··· Given information

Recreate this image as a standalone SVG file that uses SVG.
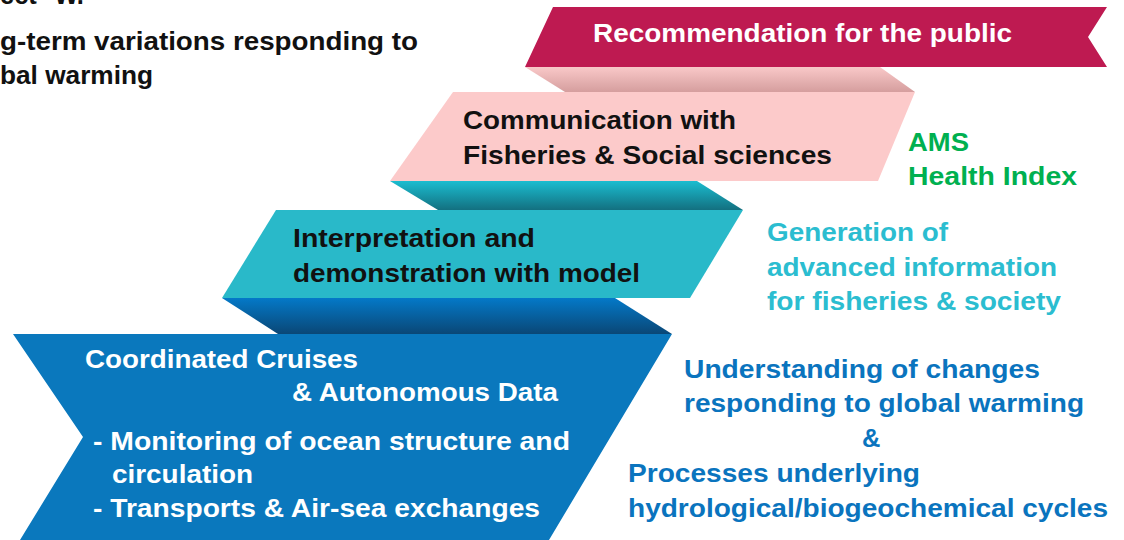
<svg xmlns="http://www.w3.org/2000/svg" width="1124" height="540" viewBox="0 0 1124 540">
<defs>
<linearGradient id="gPink" x1="0" y1="0" x2="0" y2="1"><stop offset="0" stop-color="#f9c8c8"/><stop offset="1" stop-color="#d59e9e"/></linearGradient>
<linearGradient id="gTeal" x1="0" y1="0" x2="0" y2="1"><stop offset="0" stop-color="#1bbdd0"/><stop offset="1" stop-color="#137080"/></linearGradient>
<linearGradient id="gBlue" x1="0" y1="0" x2="0" y2="1"><stop offset="0" stop-color="#0479c8"/><stop offset="1" stop-color="#0a4776"/></linearGradient>
</defs>
<style>
text{font-family:"Liberation Sans",Arial,sans-serif;font-weight:bold;font-size:25.5px}
.k{fill:#111111}
.w{fill:#ffffff}
.g{fill:#00b050}
.t{fill:#2bbdd0}
.b{fill:#0a74be}
</style>
<rect width="1124" height="540" fill="#ffffff"/>
<g id="header">
<text class="k" x="0" y="4" font-size="22">ect  °W.</text>
<text class="k" x="0" y="50" font-size="22" textLength="418" lengthAdjust="spacingAndGlyphs">g-term variations responding to</text>
<text class="k" x="0" y="84" font-size="22" textLength="153" lengthAdjust="spacingAndGlyphs">bal warming</text>
</g>
<g id="folds">
<path d="M525,67 L880,67 L915,92 L565,92 Z" fill="url(#gPink)"/>
<path d="M390,181 L697,181 L743,210 L438,210 Z" fill="url(#gTeal)"/>
<path d="M222,298 L615,298 L672,334 L278,334 Z" fill="url(#gBlue)"/>
</g>
<g id="recommendation">
<path d="M553,7 L1107,7 L1088,37 L1107,67 L525,67 Z" fill="#be1a51"/>
<text class="w" x="593" y="42" font-size="27" textLength="419" lengthAdjust="spacingAndGlyphs">Recommendation for the public</text>
</g>
<g id="communication">
<path d="M453,92 L915,92 L878,181 L390,181 Z" fill="#fccaca"/>
<text class="k" x="463" y="129" textLength="273" lengthAdjust="spacingAndGlyphs">Communication with</text>
<text class="k" x="463" y="164" textLength="369" lengthAdjust="spacingAndGlyphs">Fisheries &amp; Social sciences</text>
</g>
<g id="interpretation">
<path d="M276,210 L743,210 L690,298 L222,298 Z" fill="#29b9c9"/>
<text class="k" x="293" y="247" textLength="242" lengthAdjust="spacingAndGlyphs">Interpretation and</text>
<text class="k" x="293" y="282" textLength="347" lengthAdjust="spacingAndGlyphs">demonstration with model</text>
</g>
<g id="cruises">
<path d="M13,334 L672,334 L549,540 L20,540 L83,437 Z" fill="#0a78bd"/>
<text class="w" x="85" y="368" textLength="273" lengthAdjust="spacingAndGlyphs">Coordinated Cruises</text>
<text class="w" x="292" y="401" textLength="266" lengthAdjust="spacingAndGlyphs">&amp; Autonomous Data</text>
<text class="w" x="93" y="450" textLength="477" lengthAdjust="spacingAndGlyphs">- Monitoring of  ocean structure and</text>
<text class="w" x="112" y="483" textLength="141" lengthAdjust="spacingAndGlyphs">circulation</text>
<text class="w" x="93" y="517" textLength="447" lengthAdjust="spacingAndGlyphs">- Transports &amp; Air-sea exchanges</text>
</g>
<g id="ams">
<text class="g" x="908" y="151" textLength="61" lengthAdjust="spacingAndGlyphs">AMS</text>
<text class="g" x="908" y="185" textLength="169" lengthAdjust="spacingAndGlyphs">Health Index</text>
</g>
<g id="generation">
<text class="t" x="767" y="241" textLength="181" lengthAdjust="spacingAndGlyphs">Generation of</text>
<text class="t" x="767" y="276" textLength="290" lengthAdjust="spacingAndGlyphs">advanced information</text>
<text class="t" x="767" y="310" textLength="294" lengthAdjust="spacingAndGlyphs">for fisheries &amp; society</text>
</g>
<g id="understanding">
<text class="b" x="684" y="378" textLength="356" lengthAdjust="spacingAndGlyphs">Understanding of  changes</text>
<text class="b" x="684" y="412" textLength="400" lengthAdjust="spacingAndGlyphs">responding to global warming</text>
<text class="b" x="862" y="447">&amp;</text>
<text class="b" x="628" y="482" textLength="292" lengthAdjust="spacingAndGlyphs">Processes underlying</text>
<text class="b" x="628" y="517" textLength="480" lengthAdjust="spacingAndGlyphs">hydrological/biogeochemical cycles</text>
</g>
</svg>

······

Make an exact copy of all the material, but keep the pictures out of it.

- **Solution for this problem**:
Recreate this image as a standalone SVG file that uses SVG.
<svg xmlns="http://www.w3.org/2000/svg" width="1124" height="540" viewBox="0 0 1124 540">
<defs>
<linearGradient id="gPink" x1="0" y1="0" x2="0" y2="1"><stop offset="0" stop-color="#f9c8c8"/><stop offset="1" stop-color="#d59e9e"/></linearGradient>
<linearGradient id="gTeal" x1="0" y1="0" x2="0" y2="1"><stop offset="0" stop-color="#1bbdd0"/><stop offset="1" stop-color="#137080"/></linearGradient>
<linearGradient id="gBlue" x1="0" y1="0" x2="0" y2="1"><stop offset="0" stop-color="#0479c8"/><stop offset="1" stop-color="#0a4776"/></linearGradient>
</defs>
<style>
text{font-family:"Liberation Sans",Arial,sans-serif;font-weight:bold;font-size:25.5px}
.k{fill:#111111}
.w{fill:#ffffff}
.g{fill:#00b050}
.t{fill:#2bbdd0}
.b{fill:#0a74be}
</style>
<rect width="1124" height="540" fill="#ffffff"/>
<g id="header">
<text class="k" x="0" y="4" font-size="22">ect  °W.</text>
<text class="k" x="0" y="50" font-size="22" textLength="418" lengthAdjust="spacingAndGlyphs">g-term variations responding to</text>
<text class="k" x="0" y="84" font-size="22" textLength="153" lengthAdjust="spacingAndGlyphs">bal warming</text>
</g>
<g id="folds">
<path d="M525,67 L880,67 L915,92 L565,92 Z" fill="url(#gPink)"/>
<path d="M390,181 L697,181 L743,210 L438,210 Z" fill="url(#gTeal)"/>
<path d="M222,298 L615,298 L672,334 L278,334 Z" fill="url(#gBlue)"/>
</g>
<g id="recommendation">
<path d="M553,7 L1107,7 L1088,37 L1107,67 L525,67 Z" fill="#be1a51"/>
<text class="w" x="593" y="42" font-size="27" textLength="419" lengthAdjust="spacingAndGlyphs">Recommendation for the public</text>
</g>
<g id="communication">
<path d="M453,92 L915,92 L878,181 L390,181 Z" fill="#fccaca"/>
<text class="k" x="463" y="129" textLength="273" lengthAdjust="spacingAndGlyphs">Communication with</text>
<text class="k" x="463" y="164" textLength="369" lengthAdjust="spacingAndGlyphs">Fisheries &amp; Social sciences</text>
</g>
<g id="interpretation">
<path d="M276,210 L743,210 L690,298 L222,298 Z" fill="#29b9c9"/>
<text class="k" x="293" y="247" textLength="242" lengthAdjust="spacingAndGlyphs">Interpretation and</text>
<text class="k" x="293" y="282" textLength="347" lengthAdjust="spacingAndGlyphs">demonstration with model</text>
</g>
<g id="cruises">
<path d="M13,334 L672,334 L549,540 L20,540 L83,437 Z" fill="#0a78bd"/>
<text class="w" x="85" y="368" textLength="273" lengthAdjust="spacingAndGlyphs">Coordinated Cruises</text>
<text class="w" x="292" y="401" textLength="266" lengthAdjust="spacingAndGlyphs">&amp; Autonomous Data</text>
<text class="w" x="93" y="450" textLength="477" lengthAdjust="spacingAndGlyphs">- Monitoring of  ocean structure and</text>
<text class="w" x="112" y="483" textLength="141" lengthAdjust="spacingAndGlyphs">circulation</text>
<text class="w" x="93" y="517" textLength="447" lengthAdjust="spacingAndGlyphs">- Transports &amp; Air-sea exchanges</text>
</g>
<g id="ams">
<text class="g" x="908" y="151" textLength="61" lengthAdjust="spacingAndGlyphs">AMS</text>
<text class="g" x="908" y="185" textLength="169" lengthAdjust="spacingAndGlyphs">Health Index</text>
</g>
<g id="generation">
<text class="t" x="767" y="241" textLength="181" lengthAdjust="spacingAndGlyphs">Generation of</text>
<text class="t" x="767" y="276" textLength="290" lengthAdjust="spacingAndGlyphs">advanced information</text>
<text class="t" x="767" y="310" textLength="294" lengthAdjust="spacingAndGlyphs">for fisheries &amp; society</text>
</g>
<g id="understanding">
<text class="b" x="684" y="378" textLength="356" lengthAdjust="spacingAndGlyphs">Understanding of  changes</text>
<text class="b" x="684" y="412" textLength="400" lengthAdjust="spacingAndGlyphs">responding to global warming</text>
<text class="b" x="862" y="447">&amp;</text>
<text class="b" x="628" y="482" textLength="292" lengthAdjust="spacingAndGlyphs">Processes underlying</text>
<text class="b" x="628" y="517" textLength="480" lengthAdjust="spacingAndGlyphs">hydrological/biogeochemical cycles</text>
</g>
</svg>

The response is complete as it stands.